Your copy of the material below should match it exactly, except that it holds no pictures.
━━━━━━━━━━━━━━━━━━━━━━━━━━━━━━
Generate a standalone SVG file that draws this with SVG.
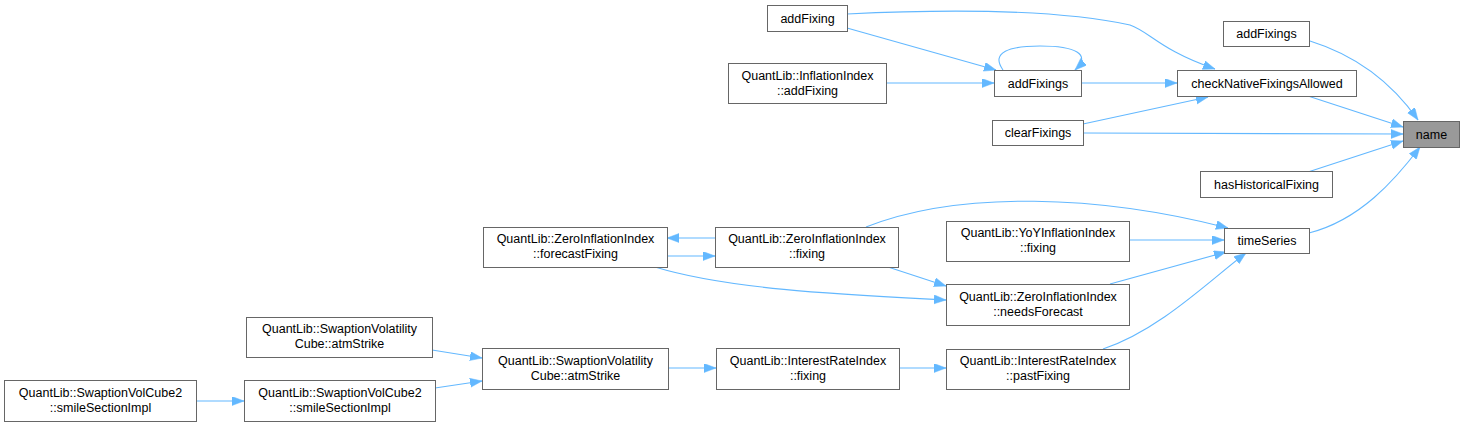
<svg xmlns="http://www.w3.org/2000/svg" width="1464" height="426" viewBox="0 0 1464 426">
<style>
.n rect{fill:#fff;stroke:#666;stroke-width:1}
.n text{font-family:"Liberation Sans",Arial,sans-serif;font-size:12.5px;fill:#000;text-anchor:middle}
.e path{fill:none;stroke:#63b8ff;stroke-width:1.1;marker-end:url(#a)}
</style>
<defs>
<marker id="a" markerUnits="userSpaceOnUse" markerWidth="13" markerHeight="10" refX="12" refY="4.5" orient="auto">
<path d="M0,0 L12,4.5 L0,9 z" fill="#63b8ff" stroke="#63b8ff" stroke-width="0.5"/>
</marker>
</defs>
<rect width="1464" height="426" fill="#fff"/>
<g id="edges" class="e">
<path d="M1310,41 C1355,55 1390,80 1418,120"/>
<path d="M1308,96 L1403,127"/>
<path d="M1083,133 L1403,134"/>
<path d="M1308,172 L1403,141"/>
<path d="M1309,233 C1360,220 1395,180 1420,147"/>
<path d="M847,14 C950,9 1060,10 1130,25 C1150,32 1160,50 1215,69"/>
<path d="M847,28 L996,70"/>
<path d="M886,83 L994,83"/>
<path d="M1003,70 C990,52 1010,46 1040,46 C1075,46 1092,54 1075,70"/>
<path d="M1081,83 L1177,83"/>
<path d="M1083,124 L1208,97"/>
<path d="M866,227 C960,190 1100,195 1228,228"/>
<path d="M1129,240 L1224,240"/>
<path d="M1110,284 L1226,252"/>
<path d="M1103,349 C1160,330 1210,280 1246,253"/>
<path d="M715,238 L667,238"/>
<path d="M667,256 L715,256"/>
<path d="M888,267 L946,286"/>
<path d="M655,267 C730,290 850,295 946,300"/>
<path d="M432,350 L482,358"/>
<path d="M435,388 L482,381"/>
<path d="M196,401 L244,401"/>
<path d="M668,368 L716,368"/>
<path d="M899,368 L946,368"/>
</g>
<g id="name" class="n"><rect x="1403.5" y="121.5" width="56" height="26" style="fill:#999"/><text x="1431.5" y="138.5">name</text></g>
<g id="addFixings_r" class="n"><rect x="1223.5" y="21.5" width="86" height="25"/><text x="1266.5" y="38">addFixings</text></g>
<g id="checkNative" class="n"><rect x="1177.5" y="70.5" width="179" height="26"/><text x="1267" y="87.5">checkNativeFixingsAllowed</text></g>
<g id="hasHistorical" class="n"><rect x="1200.5" y="171.5" width="132" height="26"/><text x="1266.5" y="188.5">hasHistoricalFixing</text></g>
<g id="timeSeries" class="n"><rect x="1224.5" y="228.5" width="85" height="25"/><text x="1267" y="245">timeSeries</text></g>
<g id="addFixing" class="n"><rect x="767.5" y="5.5" width="80" height="26"/><text x="807.5" y="22.5">addFixing</text></g>
<g id="inflAddFixing" class="n"><rect x="728.5" y="63.5" width="158" height="40"/><text x="807.5" y="79.5">QuantLib::InflationIndex</text><text x="807.5" y="94.5">::addFixing</text></g>
<g id="addFixings_m" class="n"><rect x="994.5" y="70.5" width="87" height="26"/><text x="1038" y="87.5">addFixings</text></g>
<g id="clearFixings" class="n"><rect x="992.5" y="120.5" width="91" height="25"/><text x="1038" y="137">clearFixings</text></g>
<g id="forecastFixing" class="n"><rect x="483.5" y="227.5" width="184" height="40"/><text x="575.5" y="243">QuantLib::ZeroInflationIndex</text><text x="575.5" y="258">::forecastFixing</text></g>
<g id="ziiFixing" class="n"><rect x="715.5" y="227.5" width="183" height="40"/><text x="807" y="243">QuantLib::ZeroInflationIndex</text><text x="807" y="258">::fixing</text></g>
<g id="yoyFixing" class="n"><rect x="946.5" y="221.5" width="183" height="40"/><text x="1038" y="237">QuantLib::YoYInflationIndex</text><text x="1038" y="252">::fixing</text></g>
<g id="needsForecast" class="n"><rect x="946.5" y="284.5" width="183" height="41"/><text x="1038" y="300.5">QuantLib::ZeroInflationIndex</text><text x="1038" y="315.5">::needsForecast</text></g>
<g id="pastFixing" class="n"><rect x="946.5" y="349.5" width="183" height="40"/><text x="1038" y="365">QuantLib::InterestRateIndex</text><text x="1038" y="380">::pastFixing</text></g>
<g id="svcAtmL" class="n"><rect x="246.5" y="317.5" width="186" height="40"/><text x="339.5" y="333">QuantLib::SwaptionVolatility</text><text x="339.5" y="348">Cube::atmStrike</text></g>
<g id="smileL" class="n"><rect x="4.5" y="380.5" width="192" height="41"/><text x="100.5" y="396.5">QuantLib::SwaptionVolCube2</text><text x="100.5" y="411.5">::smileSectionImpl</text></g>
<g id="smileM" class="n"><rect x="244.5" y="380.5" width="191" height="41"/><text x="340" y="396.5">QuantLib::SwaptionVolCube2</text><text x="340" y="411.5">::smileSectionImpl</text></g>
<g id="svcAtmM" class="n"><rect x="482.5" y="348.5" width="186" height="41"/><text x="575.5" y="364.5">QuantLib::SwaptionVolatility</text><text x="575.5" y="379.5">Cube::atmStrike</text></g>
<g id="iriFixing" class="n"><rect x="716.5" y="348.5" width="183" height="41"/><text x="808" y="364.5">QuantLib::InterestRateIndex</text><text x="808" y="379.5">::fixing</text></g>
</svg>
━━━━━━━━━━━━━━━━━━━━━━━━━━━━━━
### Reply
Generate a standalone SVG file that draws this with SVG.
<svg xmlns="http://www.w3.org/2000/svg" width="1464" height="426" viewBox="0 0 1464 426">
<style>
.n rect{fill:#fff;stroke:#666;stroke-width:1}
.n text{font-family:"Liberation Sans",Arial,sans-serif;font-size:12.5px;fill:#000;text-anchor:middle}
.e path{fill:none;stroke:#63b8ff;stroke-width:1.1;marker-end:url(#a)}
</style>
<defs>
<marker id="a" markerUnits="userSpaceOnUse" markerWidth="13" markerHeight="10" refX="12" refY="4.5" orient="auto">
<path d="M0,0 L12,4.5 L0,9 z" fill="#63b8ff" stroke="#63b8ff" stroke-width="0.5"/>
</marker>
</defs>
<rect width="1464" height="426" fill="#fff"/>
<g id="edges" class="e">
<path d="M1310,41 C1355,55 1390,80 1418,120"/>
<path d="M1308,96 L1403,127"/>
<path d="M1083,133 L1403,134"/>
<path d="M1308,172 L1403,141"/>
<path d="M1309,233 C1360,220 1395,180 1420,147"/>
<path d="M847,14 C950,9 1060,10 1130,25 C1150,32 1160,50 1215,69"/>
<path d="M847,28 L996,70"/>
<path d="M886,83 L994,83"/>
<path d="M1003,70 C990,52 1010,46 1040,46 C1075,46 1092,54 1075,70"/>
<path d="M1081,83 L1177,83"/>
<path d="M1083,124 L1208,97"/>
<path d="M866,227 C960,190 1100,195 1228,228"/>
<path d="M1129,240 L1224,240"/>
<path d="M1110,284 L1226,252"/>
<path d="M1103,349 C1160,330 1210,280 1246,253"/>
<path d="M715,238 L667,238"/>
<path d="M667,256 L715,256"/>
<path d="M888,267 L946,286"/>
<path d="M655,267 C730,290 850,295 946,300"/>
<path d="M432,350 L482,358"/>
<path d="M435,388 L482,381"/>
<path d="M196,401 L244,401"/>
<path d="M668,368 L716,368"/>
<path d="M899,368 L946,368"/>
</g>
<g id="name" class="n"><rect x="1403.5" y="121.5" width="56" height="26" style="fill:#999"/><text x="1431.5" y="138.5">name</text></g>
<g id="addFixings_r" class="n"><rect x="1223.5" y="21.5" width="86" height="25"/><text x="1266.5" y="38">addFixings</text></g>
<g id="checkNative" class="n"><rect x="1177.5" y="70.5" width="179" height="26"/><text x="1267" y="87.5">checkNativeFixingsAllowed</text></g>
<g id="hasHistorical" class="n"><rect x="1200.5" y="171.5" width="132" height="26"/><text x="1266.5" y="188.5">hasHistoricalFixing</text></g>
<g id="timeSeries" class="n"><rect x="1224.5" y="228.5" width="85" height="25"/><text x="1267" y="245">timeSeries</text></g>
<g id="addFixing" class="n"><rect x="767.5" y="5.5" width="80" height="26"/><text x="807.5" y="22.5">addFixing</text></g>
<g id="inflAddFixing" class="n"><rect x="728.5" y="63.5" width="158" height="40"/><text x="807.5" y="79.5">QuantLib::InflationIndex</text><text x="807.5" y="94.5">::addFixing</text></g>
<g id="addFixings_m" class="n"><rect x="994.5" y="70.5" width="87" height="26"/><text x="1038" y="87.5">addFixings</text></g>
<g id="clearFixings" class="n"><rect x="992.5" y="120.5" width="91" height="25"/><text x="1038" y="137">clearFixings</text></g>
<g id="forecastFixing" class="n"><rect x="483.5" y="227.5" width="184" height="40"/><text x="575.5" y="243">QuantLib::ZeroInflationIndex</text><text x="575.5" y="258">::forecastFixing</text></g>
<g id="ziiFixing" class="n"><rect x="715.5" y="227.5" width="183" height="40"/><text x="807" y="243">QuantLib::ZeroInflationIndex</text><text x="807" y="258">::fixing</text></g>
<g id="yoyFixing" class="n"><rect x="946.5" y="221.5" width="183" height="40"/><text x="1038" y="237">QuantLib::YoYInflationIndex</text><text x="1038" y="252">::fixing</text></g>
<g id="needsForecast" class="n"><rect x="946.5" y="284.5" width="183" height="41"/><text x="1038" y="300.5">QuantLib::ZeroInflationIndex</text><text x="1038" y="315.5">::needsForecast</text></g>
<g id="pastFixing" class="n"><rect x="946.5" y="349.5" width="183" height="40"/><text x="1038" y="365">QuantLib::InterestRateIndex</text><text x="1038" y="380">::pastFixing</text></g>
<g id="svcAtmL" class="n"><rect x="246.5" y="317.5" width="186" height="40"/><text x="339.5" y="333">QuantLib::SwaptionVolatility</text><text x="339.5" y="348">Cube::atmStrike</text></g>
<g id="smileL" class="n"><rect x="4.5" y="380.5" width="192" height="41"/><text x="100.5" y="396.5">QuantLib::SwaptionVolCube2</text><text x="100.5" y="411.5">::smileSectionImpl</text></g>
<g id="smileM" class="n"><rect x="244.5" y="380.5" width="191" height="41"/><text x="340" y="396.5">QuantLib::SwaptionVolCube2</text><text x="340" y="411.5">::smileSectionImpl</text></g>
<g id="svcAtmM" class="n"><rect x="482.5" y="348.5" width="186" height="41"/><text x="575.5" y="364.5">QuantLib::SwaptionVolatility</text><text x="575.5" y="379.5">Cube::atmStrike</text></g>
<g id="iriFixing" class="n"><rect x="716.5" y="348.5" width="183" height="41"/><text x="808" y="364.5">QuantLib::InterestRateIndex</text><text x="808" y="379.5">::fixing</text></g>
</svg>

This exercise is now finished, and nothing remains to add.